Cuda error in file 'ftrcorrgpu.cu' in line 213 : unknown error.

which is:

CUDA_SAFE_CALL( cudaHostUnregister((void*)h_img) );

after kernel call.

So close but so far…

szalejot · April 26, 2012, 11:58am

Ok, after few hours of coding and testing I determined, that concurrent kernels works, when kernel launches are from one CPU thread.

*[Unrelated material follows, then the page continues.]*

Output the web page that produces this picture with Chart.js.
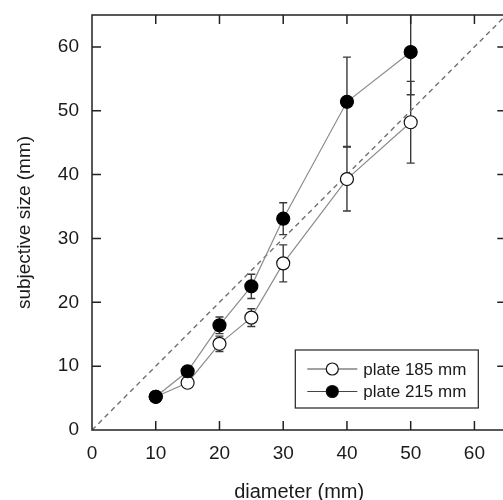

But when multiple CPU threads are launching kernels, there are not concurrent. I copied fragment of concurrentKernels SDK example as thread code:

__global__ void clock_block(clock_t clock_count)

{

	clock_t start_clock = clock();

	clock_t clock_offset = 0;

	while( clock_offset < clock_count ) {

		clock_offset = clock() - start_clock;

	}

}

void TestClass::testConcurrent(void)

{

	clock_t time_clocks = 1000 * m_clockRate;

	dim3 grid2(1, 1, 1);

	dim3 threads2(1, 1, 1);

	clock_block<<< grid2, threads2, 0, m_stream >>>(time_clocks);

	cudaStreamSynchronize(m_stream);

	return;

}

Profiler shows me, that every thread stream are in the same context (see attachment

). But there are not concurrent (4 CPU threads, 1s kernel work time, every CPU thread fires kernel two times. Total application run time = 8s, so no concurrency at all).

Device query shows me, that my graphic card is OK for concurrent kernels:

Device 0: "GeForce GT 540M"

  CUDA Driver Version / Runtime Version          4.2 / 4.2

  CUDA Capability Major/Minor version number:    2.1

Is there any way, to launch concurrent kernels from separate CPU threads? I really need that, because I have some GPU and CPU computations which I want to run in parallel.

apostglen46 · April 26, 2012, 3:33pm

Async memcpys are asynchronous to the host (they don’t block CPU computation).Why do you need to manually create threads?

szalejot · April 27, 2012, 6:55am

Because I want to use full possible power of CPU+GPU, so I want to force to work GPU+(all CPU cores).

For me easy solution was CPU threads having their own streams. But it seems, that streams from different CPU threads don’t want to work concurrently.

apostglen46 · April 28, 2012, 2:08pm

I would suggest putting all streams in the same thread.
And proceed with your CPU algorithm as usual.What will probably resolve any thread-streams problem.